I need help with handling multiple tables of data. What strategies should I use in combining those data? @jeremy
You should check the kaggle discussions for the competition-They might be a better place to ask this.
Loading into pandas=RAM blows up to full usage. People have found using SQL to merge the tables is less intensive.
Also: Please don’t @ admins unless you’re sure that the thread is directly related to them.
can you send me the URL to this post (I cannot find it on the kaggle competition page)?
I’m also currently struggling with the data wrangling in my (limited) RAM.
Thank you very much & best regards
So far I was looking for a solution to this problem with dask (http://dask.pydata.org).
On my paperspace machine the merging of the data is no problem, but when I merged everything I cannot write it to the disk without a MemoryError.
So far I didn’t find a solution on the net. I guess if I want to use the Home credit default risk dataset for looking in the the “rossmann fast.ai” approach I have to switch to a more powerful AWS instance (like suggested here Most effective ways to merge “big data” on a single machine or use another, hopefully smaller, dataset like https://www.kaggle.com/c/favorita-grocery-sales-forecasting/data, or learn SQL).
Is the paperspace machine really my bottle-neck?
Hi, I am working on the same competition with a Paperspace CPU and have not run into your problem.
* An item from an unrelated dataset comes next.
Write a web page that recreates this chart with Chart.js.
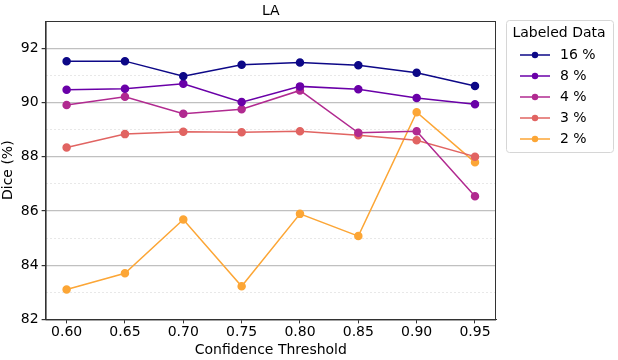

A couple of recommendations:
- You should try to reduce the RAM usage of any dataset you load and consequently any dataset you create. Every column in the dataframe has a particular numpy dtype but the defaults are sometimes an overkill. If you change them, your machine will be faster.
- Although you say the merging is no problem, consider the following. Load the different datasets sequentially:i.e., load two of them, merge them and then delete each of them you just loaded and call garbage collector. Continue doing the same with the other datasets.
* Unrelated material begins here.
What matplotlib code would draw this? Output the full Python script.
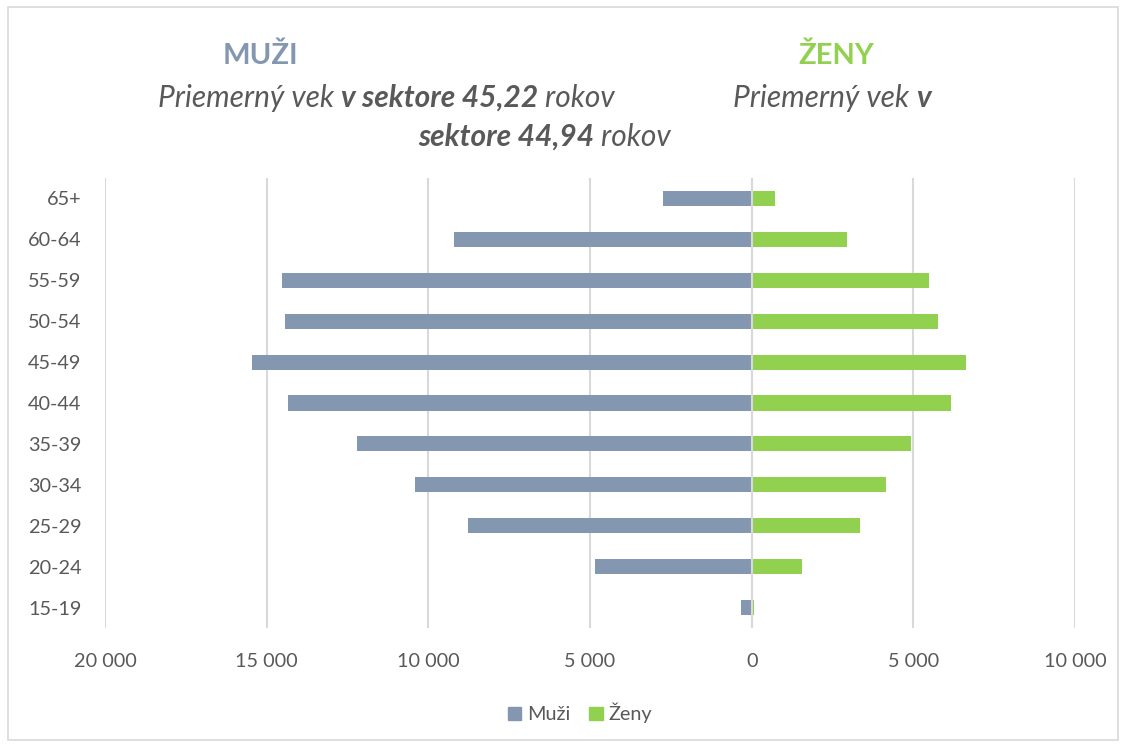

- When writing to disk, use the df.to_feather method.
Hope this helps!
@jeremy are their particular instances where structured data deep learning works better than others. I tried out the principles you outlined in the Rossman data lecture on a currently running Kaggle challenge (home credit default risk) on their base dataset and got an AUC of 0.503 which obviously ain’t great. Any pointers on which structured data type problems embeddings work better and when they do not, thanks
If you got an AUC of ~0.5 than this is basically random chance - there is some issue with you setup. On the kaggle forum there is a very nice fastai starter kernel, might be worth using as a starting point.
thanks i will try and find that and check it out
thanks, figured it out. I was actually submitting the 0/1 predictions instead of the probability. I basically get an AUC of 0.738 which is pretty good given the dataset i am using but lower than catboost
I think these are the ones radek was mentioning (Thanks for the tip, Radek!).
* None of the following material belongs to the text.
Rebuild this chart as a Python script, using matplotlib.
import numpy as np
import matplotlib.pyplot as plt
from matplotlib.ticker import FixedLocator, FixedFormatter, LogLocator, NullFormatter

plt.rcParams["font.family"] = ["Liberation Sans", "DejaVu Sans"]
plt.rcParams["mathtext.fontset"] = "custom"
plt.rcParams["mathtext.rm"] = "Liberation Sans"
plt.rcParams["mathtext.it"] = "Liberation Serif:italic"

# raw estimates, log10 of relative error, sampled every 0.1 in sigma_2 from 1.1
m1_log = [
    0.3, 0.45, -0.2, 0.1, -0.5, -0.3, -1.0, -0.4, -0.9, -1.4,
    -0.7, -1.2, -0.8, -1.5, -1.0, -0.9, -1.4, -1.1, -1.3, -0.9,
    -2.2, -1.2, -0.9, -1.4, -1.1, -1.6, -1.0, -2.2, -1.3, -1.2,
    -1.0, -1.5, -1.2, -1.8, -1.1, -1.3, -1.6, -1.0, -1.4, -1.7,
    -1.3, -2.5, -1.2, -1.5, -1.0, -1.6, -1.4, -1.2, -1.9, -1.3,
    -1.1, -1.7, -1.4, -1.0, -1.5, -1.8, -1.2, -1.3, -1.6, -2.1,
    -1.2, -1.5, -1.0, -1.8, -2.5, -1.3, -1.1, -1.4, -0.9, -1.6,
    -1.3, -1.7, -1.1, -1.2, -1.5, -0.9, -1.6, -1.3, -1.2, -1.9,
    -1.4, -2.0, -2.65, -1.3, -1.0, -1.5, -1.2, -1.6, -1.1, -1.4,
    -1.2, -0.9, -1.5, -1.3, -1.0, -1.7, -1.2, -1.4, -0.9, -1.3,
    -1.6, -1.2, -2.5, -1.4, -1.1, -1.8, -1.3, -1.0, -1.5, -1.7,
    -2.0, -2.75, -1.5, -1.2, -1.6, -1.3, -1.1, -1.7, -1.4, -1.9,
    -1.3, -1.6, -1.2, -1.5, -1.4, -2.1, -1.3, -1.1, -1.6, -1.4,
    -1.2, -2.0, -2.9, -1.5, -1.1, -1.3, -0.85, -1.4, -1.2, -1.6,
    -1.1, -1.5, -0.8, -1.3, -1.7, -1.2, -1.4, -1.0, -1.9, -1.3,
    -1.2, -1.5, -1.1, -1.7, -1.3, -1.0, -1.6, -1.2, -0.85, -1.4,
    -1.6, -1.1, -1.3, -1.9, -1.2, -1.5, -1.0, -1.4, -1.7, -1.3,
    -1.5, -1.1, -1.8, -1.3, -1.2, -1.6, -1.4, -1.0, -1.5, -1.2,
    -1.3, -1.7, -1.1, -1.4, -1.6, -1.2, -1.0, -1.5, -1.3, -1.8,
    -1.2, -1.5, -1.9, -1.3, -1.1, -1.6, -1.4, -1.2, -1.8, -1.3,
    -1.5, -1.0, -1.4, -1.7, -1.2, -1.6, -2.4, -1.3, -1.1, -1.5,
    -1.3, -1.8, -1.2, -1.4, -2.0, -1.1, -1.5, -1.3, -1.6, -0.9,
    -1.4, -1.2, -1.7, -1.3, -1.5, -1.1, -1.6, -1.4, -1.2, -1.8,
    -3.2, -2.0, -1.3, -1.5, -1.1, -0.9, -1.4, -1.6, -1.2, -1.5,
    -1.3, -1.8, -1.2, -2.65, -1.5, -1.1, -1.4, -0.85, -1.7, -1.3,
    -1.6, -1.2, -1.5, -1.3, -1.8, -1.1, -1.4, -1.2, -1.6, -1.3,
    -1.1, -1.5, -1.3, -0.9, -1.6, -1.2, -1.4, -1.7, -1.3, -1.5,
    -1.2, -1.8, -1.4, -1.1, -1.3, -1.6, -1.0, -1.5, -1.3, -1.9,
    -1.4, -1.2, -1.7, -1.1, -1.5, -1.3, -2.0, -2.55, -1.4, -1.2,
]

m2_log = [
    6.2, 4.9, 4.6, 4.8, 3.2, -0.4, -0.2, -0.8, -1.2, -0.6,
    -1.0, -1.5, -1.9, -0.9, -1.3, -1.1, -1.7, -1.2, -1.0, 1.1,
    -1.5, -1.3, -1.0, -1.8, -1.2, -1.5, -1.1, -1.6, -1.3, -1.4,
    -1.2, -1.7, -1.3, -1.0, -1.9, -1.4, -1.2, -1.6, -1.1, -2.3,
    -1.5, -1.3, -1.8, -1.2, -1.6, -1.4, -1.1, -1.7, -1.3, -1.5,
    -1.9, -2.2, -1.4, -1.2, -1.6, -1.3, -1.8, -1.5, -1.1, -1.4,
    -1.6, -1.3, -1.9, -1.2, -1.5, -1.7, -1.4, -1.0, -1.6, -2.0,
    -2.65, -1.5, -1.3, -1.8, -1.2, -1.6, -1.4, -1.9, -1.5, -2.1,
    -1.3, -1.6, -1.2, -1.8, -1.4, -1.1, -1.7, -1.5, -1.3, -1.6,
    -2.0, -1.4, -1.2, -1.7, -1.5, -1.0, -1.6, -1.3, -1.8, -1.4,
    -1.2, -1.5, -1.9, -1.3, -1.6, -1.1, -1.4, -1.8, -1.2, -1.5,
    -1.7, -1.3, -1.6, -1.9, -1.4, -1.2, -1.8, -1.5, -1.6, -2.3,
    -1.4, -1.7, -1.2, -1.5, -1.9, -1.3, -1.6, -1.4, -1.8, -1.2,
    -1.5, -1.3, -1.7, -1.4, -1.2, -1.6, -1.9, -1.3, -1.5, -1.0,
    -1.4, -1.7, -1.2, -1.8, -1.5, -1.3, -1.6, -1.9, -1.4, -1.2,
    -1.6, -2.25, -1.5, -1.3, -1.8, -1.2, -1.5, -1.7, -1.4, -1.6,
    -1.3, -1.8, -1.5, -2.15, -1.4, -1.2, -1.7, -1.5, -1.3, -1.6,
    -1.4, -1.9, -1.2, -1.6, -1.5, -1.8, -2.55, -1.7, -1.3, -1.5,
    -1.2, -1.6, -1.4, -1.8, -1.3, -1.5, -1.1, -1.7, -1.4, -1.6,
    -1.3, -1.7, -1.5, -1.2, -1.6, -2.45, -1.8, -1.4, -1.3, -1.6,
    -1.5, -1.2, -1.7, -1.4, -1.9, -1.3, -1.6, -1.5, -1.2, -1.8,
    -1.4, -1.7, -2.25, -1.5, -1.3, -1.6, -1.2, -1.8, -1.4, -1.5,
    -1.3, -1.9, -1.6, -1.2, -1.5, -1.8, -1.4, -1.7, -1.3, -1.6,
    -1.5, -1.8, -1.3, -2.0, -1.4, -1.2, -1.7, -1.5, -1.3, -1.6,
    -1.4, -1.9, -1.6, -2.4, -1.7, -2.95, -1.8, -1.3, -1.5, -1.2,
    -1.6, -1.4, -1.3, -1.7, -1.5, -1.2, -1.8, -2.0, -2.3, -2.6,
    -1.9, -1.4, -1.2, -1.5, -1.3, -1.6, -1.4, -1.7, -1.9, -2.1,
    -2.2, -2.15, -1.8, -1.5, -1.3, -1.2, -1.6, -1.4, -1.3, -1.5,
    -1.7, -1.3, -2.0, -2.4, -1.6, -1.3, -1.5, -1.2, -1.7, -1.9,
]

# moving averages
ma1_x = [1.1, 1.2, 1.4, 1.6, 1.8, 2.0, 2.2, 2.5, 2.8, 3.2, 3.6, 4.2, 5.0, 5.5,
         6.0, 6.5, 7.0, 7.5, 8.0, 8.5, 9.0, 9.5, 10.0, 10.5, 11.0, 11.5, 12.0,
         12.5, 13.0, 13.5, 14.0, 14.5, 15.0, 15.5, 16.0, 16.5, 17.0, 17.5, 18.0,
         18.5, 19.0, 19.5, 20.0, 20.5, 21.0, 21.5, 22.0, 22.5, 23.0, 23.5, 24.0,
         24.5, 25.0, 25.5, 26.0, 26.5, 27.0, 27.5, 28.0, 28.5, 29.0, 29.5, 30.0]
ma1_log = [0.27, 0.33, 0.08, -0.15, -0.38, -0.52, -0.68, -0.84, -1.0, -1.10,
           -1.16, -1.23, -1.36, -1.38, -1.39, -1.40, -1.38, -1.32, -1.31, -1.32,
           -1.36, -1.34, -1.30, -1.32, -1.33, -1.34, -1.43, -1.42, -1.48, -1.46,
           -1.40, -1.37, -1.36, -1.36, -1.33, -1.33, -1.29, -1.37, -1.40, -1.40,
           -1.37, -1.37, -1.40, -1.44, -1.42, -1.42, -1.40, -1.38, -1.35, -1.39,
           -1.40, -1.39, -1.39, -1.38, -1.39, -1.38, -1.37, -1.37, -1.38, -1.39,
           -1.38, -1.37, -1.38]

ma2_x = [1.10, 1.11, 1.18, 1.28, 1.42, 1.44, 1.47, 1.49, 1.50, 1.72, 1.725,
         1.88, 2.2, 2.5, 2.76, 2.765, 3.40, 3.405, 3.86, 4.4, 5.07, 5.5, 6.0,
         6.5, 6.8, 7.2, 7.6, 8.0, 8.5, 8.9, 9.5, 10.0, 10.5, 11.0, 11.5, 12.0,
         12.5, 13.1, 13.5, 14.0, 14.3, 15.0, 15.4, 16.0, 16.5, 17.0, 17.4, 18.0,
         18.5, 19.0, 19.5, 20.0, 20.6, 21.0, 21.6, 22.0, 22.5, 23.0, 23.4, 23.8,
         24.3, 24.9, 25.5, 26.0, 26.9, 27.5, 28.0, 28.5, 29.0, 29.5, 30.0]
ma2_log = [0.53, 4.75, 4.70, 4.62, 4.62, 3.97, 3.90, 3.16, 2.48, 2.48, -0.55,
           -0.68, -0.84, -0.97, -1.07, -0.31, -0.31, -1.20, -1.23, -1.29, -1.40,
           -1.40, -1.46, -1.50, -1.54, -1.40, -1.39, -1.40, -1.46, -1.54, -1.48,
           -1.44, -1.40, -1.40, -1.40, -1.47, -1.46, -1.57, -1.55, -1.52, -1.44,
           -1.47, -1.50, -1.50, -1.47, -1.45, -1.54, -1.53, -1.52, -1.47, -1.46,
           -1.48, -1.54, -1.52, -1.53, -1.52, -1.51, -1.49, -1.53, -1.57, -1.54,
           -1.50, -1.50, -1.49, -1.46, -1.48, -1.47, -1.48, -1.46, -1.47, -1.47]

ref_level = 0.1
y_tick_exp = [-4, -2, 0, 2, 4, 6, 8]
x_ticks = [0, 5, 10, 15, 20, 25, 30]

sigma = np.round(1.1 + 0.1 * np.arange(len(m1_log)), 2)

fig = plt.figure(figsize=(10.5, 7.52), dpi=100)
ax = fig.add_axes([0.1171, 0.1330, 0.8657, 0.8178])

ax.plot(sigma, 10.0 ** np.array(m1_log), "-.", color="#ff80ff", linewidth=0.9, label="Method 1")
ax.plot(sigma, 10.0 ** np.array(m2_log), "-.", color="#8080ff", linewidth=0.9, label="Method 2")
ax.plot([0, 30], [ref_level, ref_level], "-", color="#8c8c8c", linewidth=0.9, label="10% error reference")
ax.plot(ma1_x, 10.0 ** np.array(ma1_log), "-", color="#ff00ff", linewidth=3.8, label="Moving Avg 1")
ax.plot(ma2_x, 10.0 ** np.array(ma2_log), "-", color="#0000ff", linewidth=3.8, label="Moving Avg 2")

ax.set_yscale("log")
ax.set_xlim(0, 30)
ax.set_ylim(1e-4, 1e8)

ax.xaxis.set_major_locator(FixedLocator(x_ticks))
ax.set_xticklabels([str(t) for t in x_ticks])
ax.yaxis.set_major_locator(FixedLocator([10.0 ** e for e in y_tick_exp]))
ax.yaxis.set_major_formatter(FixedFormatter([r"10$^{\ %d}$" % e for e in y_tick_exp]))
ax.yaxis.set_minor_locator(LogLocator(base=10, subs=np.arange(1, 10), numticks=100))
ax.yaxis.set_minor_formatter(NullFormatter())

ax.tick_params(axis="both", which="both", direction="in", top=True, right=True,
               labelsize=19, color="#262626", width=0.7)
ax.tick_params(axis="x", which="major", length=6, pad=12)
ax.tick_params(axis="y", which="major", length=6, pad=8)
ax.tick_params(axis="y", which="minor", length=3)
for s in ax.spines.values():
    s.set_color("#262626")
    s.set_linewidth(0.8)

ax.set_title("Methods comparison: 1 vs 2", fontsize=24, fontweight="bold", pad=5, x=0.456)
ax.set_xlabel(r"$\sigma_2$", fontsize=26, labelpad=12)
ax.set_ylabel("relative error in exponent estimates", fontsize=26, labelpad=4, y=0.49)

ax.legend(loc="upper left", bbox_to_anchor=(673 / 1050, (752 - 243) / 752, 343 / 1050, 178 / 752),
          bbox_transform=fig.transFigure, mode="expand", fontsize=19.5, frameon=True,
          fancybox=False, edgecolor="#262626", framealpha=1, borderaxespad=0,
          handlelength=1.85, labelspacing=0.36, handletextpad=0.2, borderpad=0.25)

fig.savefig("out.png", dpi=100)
The data preprocessing kernel is also very good:
(thank you very much @davidsalazarvergara, I learned a lot!)
Loading the data for Corporación Favorita Grocery Sales Forecasting in Less Ram Machine
thanks kevin and michael
I was also trying to write a notebook using StructuredLearner and got close to the implementation you mentioned. On top of that, I applied all Phasewise learnings (by Slyvian), different depths of network, different drop-outs etc.
It turns out that the performance (ROC AUC) does not improve beyond 0.74 which is easily achieved with lightgbm or catboost. Now, with that said, I’m trying to understand what is wrong and this post felt like a nice place to brain storm.
I think, after merging all the datasets (filling NAs by mean and mode for numeric and char vars respectively), most of the variables add noise, I did recursive elimination and found 122 variables resulting in better AUC than the original 205 variables. I tried my fastai approach with both the datasets and neither could achieve a score beyond 0.74.
Is it the case that the variables do not have any latent information which embeddings could make use off?
If so, is that a dead-end to deep learning for such an example, I always think that NNets being universal approximators can adapt to anything, given the freedom to learn latent information, why do we hit the threshold?
Please suggest me anything that you feel is worth trying
You could try normalizing inputs but I do not think you will get a lot of mileage out of this. The winner of the porto seguro competition uses rank gauss but just mean subtraction and dividing by std dev should be okay as well.
Other than that, it’s feature selection and feature engineering based on the other csv files and k-fold training with combining predictions using multiple seeds.
You could also try denoising autoencoder on the data you are using right now but probably more as a fun exercise.
BTW I don’t think me posting this breaks Kaggle rules as it’s literally a distillation of everything being said in the Kaggle forums up unto like 3 weeks ago which was when I stopped following the discussion. But I would be very surprised if any of the top solutions use a different approach.
I’ve also had trouble using fast.ai trying to get similar results as kagglers using LGBM.
I got 0.75+ using only the main table, and 0.77+ taking the features from an LGBM kernel. While that kernel is closer to 0.79.
Makes me wonder if neural networks are state of the art for structured data problems.